09/17/2014 05:00 EDT | Updated 06/16/2017 00:57 EDT

Canadian dollar faces uncertainty before Scottish vote referendum

TORONTO - With polls showing that a referendum vote on Scotland's independence is too close to call and the future of a nation remains in question, global currencies like the Canadian dollar will be under pressure.

The uncertainty Thursday may be seen in the value of the British pound as it continues a volatile path towards the outcome of the vote.

If a decision is made to separate from the United Kingdom, the Scots could be forced to look for alternatives for their currency and it may call into question Scotland's relationship with the European Union.

In the meantime, investors are playing it safe, said Camilla Sutton, chief FX strategist and managing director at Scotiabank Global Banking and Markets.

"Markets don't like uncertainty, and ... there seems to be further shedding of risk altogether," Sutton said in an interview.

"That highlights just how close the vote really is."

The Canadian dollar moved down 0.28 of a cent to 90.88 cents US on Wednesday, primarily affected by unrelated interest rate comments by the U.S. Federal Reserve.

According to a phone poll of 1,373 of Scots by Ipsos MORI, undecided voters could determine if Scotland becomes independent. Opposition to independence sits at 51 per cent while support is 49 per cent, and about five per cent of voters remain undecided.

The voting results are expected to be made public on Friday, before currency trading begins in North America.

While the impact on the loonie would be significantly less than other major currencies like the U.S. dollar, there could be a ripple effect that spreads to Canada.

A vote to separate could leave the Bank of England to decide whether it would let Scotland continue to use the British pound, an uncertainty that could strengthen the U.S. dollar against the loonie.

It could also put a damper on the recovery of the global economy, said Mark Chandler, head of Canadian FIC Strategy at RBC Dominion Securities.

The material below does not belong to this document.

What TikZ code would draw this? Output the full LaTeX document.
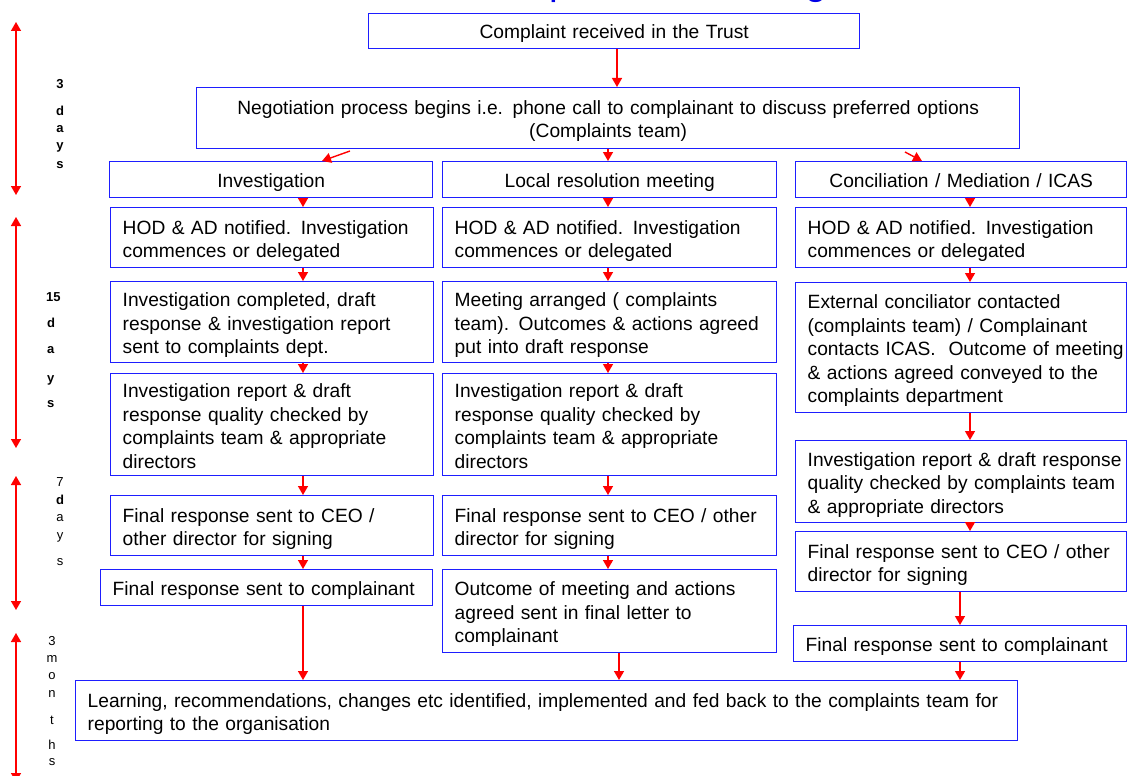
\documentclass[tikz,border=0pt]{standalone}
\usepackage{fontspec}
\setmainfont{Liberation Sans}
\usetikzlibrary{arrows.meta}
\definecolor{boxblue}{RGB}{30,30,255}
\definecolor{arrred}{RGB}{255,0,0}
\definecolor{titleblue}{RGB}{0,0,230}
\newcommand{\mylines}[1]{\noindent\raisebox{0pt}[\dimexpr\height+7pt\relax][\depth]{\begin{tabular}{@{}l@{}}#1\end{tabular}}}
\newcommand{\mycent}[1]{\raisebox{0pt}[\dimexpr\height+6pt\relax][\depth]{\begin{tabular}{@{}c@{}}#1\end{tabular}}}
\begin{document}
\begin{tikzpicture}[x=1pt,y=-1pt,
  box/.style={draw=boxblue, line width=1.4pt, fill=white, anchor=north west, inner xsep=12pt, inner ysep=0pt, font=\fontsize{19.2}{23.5}\selectfont, align=left},
  cbox/.style={box, align=center},
  arr/.style={draw=arrred, line width=1.4pt, -{Triangle[width=10pt,length=9pt]}},
  dbl/.style={draw=arrred, line width=1.4pt, {Triangle[width=10pt,length=9pt]}-{Triangle[width=10pt,length=9pt]}},
  lbl/.style={inner sep=0pt, font=\fontsize{13}{15}\selectfont},
  blbl/.style={inner sep=0pt, font=\fontsize{13}{15}\selectfont\bfseries}]
\useasboundingbox (0,0) rectangle (1127,776);
\fill[white] (0,0) rectangle (1127,776);
\begin{scope}
\clip (0,0) rectangle (1127,776);
\node[anchor=base west, inner sep=0pt, text=titleblue, font=\fontsize{39}{44}\selectfont] (ttl) at (467,-5) {Complaints Handling};
\end{scope}

% boxes
\node[cbox, text width=467pt, minimum height=35pt] (top) at (368,13) {\mycent{Complaint received in the Trust}};
\node[cbox, text width=799pt, minimum height=61pt] (neg) at (196,87) {\mycent{Negotiation process begins i.e. phone call to complainant to discuss preferred options\\(Complaints team)}};

\node[cbox, text width=299pt, minimum height=36pt] (inv) at (109,161) {\mycent{Investigation}};
\node[cbox, text width=310pt, minimum height=36pt] (lrm) at (442,161) {\mycent{Local resolution meeting}};
\node[cbox, text width=307pt, minimum height=36pt] (con) at (795,161) {\mycent{Conciliation / Mediation / ICAS}};

\node[box, text width=299pt, minimum height=60pt] (c1r2) at (110,207) {\mylines{HOD \& AD notified. Investigation\\commences or delegated}};
\node[box, text width=310pt, minimum height=60pt] (c2r2) at (442,207) {\mylines{HOD \& AD notified. Investigation\\commences or delegated}};
\node[box, text width=307pt, minimum height=60pt] (c3r2) at (795,207) {\mylines{HOD \& AD notified. Investigation\\commences or delegated}};

\node[box, text width=299pt, minimum height=81pt] (c1r3) at (110,281) {\mylines{Investigation completed, draft\\response \& investigation report\\sent to complaints dept.}};
\node[box, text width=310pt, minimum height=81pt] (c2r3) at (442,281) {\mylines{Meeting arranged ( complaints\\team). Outcomes \& actions agreed\\put into draft response}};
\node[box, text width=307pt, minimum height=130pt] (c3r3) at (795,282) {\mylines{External conciliator contacted\\(complaints team) / Complainant\\contacts ICAS.\ \ Outcome of meeting\\\& actions agreed conveyed to the\\complaints department}};

\node[box, text width=299pt, minimum height=102pt] (c1r4) at (110,373) {\mylines{Investigation report \& draft\\response quality checked by\\complaints team \& appropriate\\directors}};
\node[box, text width=310pt, minimum height=102pt] (c2r4) at (442,373) {\mylines{Investigation report \& draft\\response quality checked by\\complaints team \& appropriate\\directors}};
\node[box, text width=307pt, minimum height=82pt] (c3r4) at (795,440) {\mylines{Investigation report \& draft response\\quality checked by complaints team\\\& appropriate directors}};

\node[box, text width=299pt, minimum height=60pt] (c1r5) at (110,495) {\mylines{Final response sent to CEO /\\other director for signing}};
\node[box, text width=310pt, minimum height=60pt] (c2r5) at (442,495) {\mylines{Final response sent to CEO / other\\director for signing}};
\node[box, text width=307pt, minimum height=60pt] (c3r5) at (795,531) {\mylines{Final response sent to CEO / other\\director for signing}};

\node[box, text width=308pt, minimum height=36pt] (c1r6) at (100,569) {\mylines{Final response sent to complainant}};
\node[box, text width=310pt, minimum height=83pt] (c2r6) at (442,569) {\mylines{Outcome of meeting and actions\\agreed sent in final letter to\\complainant}};
\node[box, text width=309pt, minimum height=36pt] (c3r6) at (793,625) {\mylines{Final response sent to complainant}};

\node[box, text width=918pt, minimum height=60pt] (fin) at (75,680) {\mylines{Learning, recommendations, changes etc identified, implemented and fed back to the complaints team for\\reporting to the organisation}};

% guide coordinates
\coordinate (xt) at (617,0);
\coordinate (xa) at (303,0);
\coordinate (xb) at (608,0);
\coordinate (xc) at (970,0);
\coordinate (xd) at (960,0);
\coordinate (xe) at (619,0);
\coordinate (s1) at (350,151);
\coordinate (t1) at (322,0);
\coordinate (s2) at (905,152);
\coordinate (t2) at (922,0);

% connectors
\draw[arr] (top.south -| xt) -- (neg.north -| xt);
\draw[arr] (s1) -- (inv.north -| t1);
\draw[arr] (neg.south -| xb) -- (lrm.north -| xb);
\draw[arr] (s2) -- (con.north -| t2);

\draw[arr] (inv.south -| xa) -- (c1r2.north -| xa);
\draw[arr] (c1r2.south -| xa) -- (c1r3.north -| xa);
\draw[arr] (c1r3.south -| xa) -- (c1r4.north -| xa);
\draw[arr] (c1r4.south -| xa) -- (c1r5.north -| xa);
\draw[arr] (c1r5.south -| xa) -- (c1r6.north -| xa);
\draw[arr] (c1r6.south -| xa) -- (fin.north -| xa);

\draw[arr] (lrm.south -| xb) -- (c2r2.north -| xb);
\draw[arr] (c2r2.south -| xb) -- (c2r3.north -| xb);
\draw[arr] (c2r3.south -| xb) -- (c2r4.north -| xb);
\draw[arr] (c2r4.south -| xb) -- (c2r5.north -| xb);
\draw[arr] (c2r5.south -| xb) -- (c2r6.north -| xb);
\draw[arr] (c2r6.south -| xe) -- (fin.north -| xe);

\draw[arr] (con.south -| xc) -- (c3r2.north -| xc);
\draw[arr] (c3r2.south -| xc) -- (c3r3.north -| xc);
\draw[arr] (c3r3.south -| xc) -- (c3r4.north -| xc);
\draw[arr] (c3r4.south -| xc) -- (c3r5.north -| xc);
\draw[arr] (c3r5.south -| xd) -- (c3r6.north -| xd);
\draw[arr] (c3r6.south -| xd) -- (fin.north -| xd);

% timeline
\coordinate (p1a) at (16,22);  \coordinate (p1b) at (16,195);
\coordinate (p2a) at (16,217); \coordinate (p2b) at (16,448);
\coordinate (p3a) at (16,476); \coordinate (p3b) at (16,610);
\coordinate (p4a) at (16,633); \coordinate (p4b) at (16,782);
\draw[dbl] (p1a) -- (p1b);
\draw[dbl] (p2a) -- (p2b);
\draw[dbl] (p3a) -- (p3b);
\draw[dbl] (p4a) -- (p4b);

\node[blbl] (a1) at (60,84) {3};
\node[blbl] (a2) at (60,111) {d};
\node[blbl] (a3) at (60,129) {a};
\node[blbl] (a4) at (60,147) {y};
\node[blbl] (a5) at (60,165) {s};

\node[blbl, anchor=west] (b1) at (46,297) {15};
\node[blbl, anchor=west] (b2) at (47,323) {d};
\node[blbl, anchor=west] (b3) at (47,350) {a};
\node[blbl, anchor=west] (b4) at (47,380) {y};
\node[blbl, anchor=west] (b5) at (47,404) {s};

\node[lbl] (c1) at (60,482) {7};
\node[blbl] (c2) at (60,500) {d};
\node[lbl] (c3) at (60,518) {a};
\node[lbl] (c4) at (60,537) {y};
\node[lbl] (c5) at (60,562) {s};

\node[lbl] (d1) at (52,641) {3};
\node[lbl] (d2) at (52,659) {m};
\node[lbl] (d3) at (52,676) {o};
\node[lbl] (d4) at (52,694) {n};
\node[lbl] (d5) at (52,720) {t};
\node[lbl] (d6) at (52,745) {h};
\node[lbl] (d7) at (52,762) {s};
\end{tikzpicture}
\end{document}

"If you look over the last nine months or so, the U.K. was one area where it looked like a turnabout was coming," he said.

"(A vote to separate would) mean there's uncertain capital spending investment outlook, and that undermines the growth outlook."

Sutton suggested that if Scotland decided to separate it would "stir debate about other areas that are vulnerable to separation", such as Spain where Catalans in the country's northeast are seeking an independent nation.

However, if Scotland stays as part of the U.K. it would erase much of the uncertainty that has developed on equity markets and helped drive the value of the U.S. dollar higher.

The greenback has been moving higher in recent sessions, influenced by a number of factors that include Europe and signals from the U.S. Federal Reserve that interest rates will be hiked at some point next year.

An upwards trend in the greenback left the commodity-based Canadian currency near its lowest levels in almost six months last week, closing at 90.14 on Sept. 12.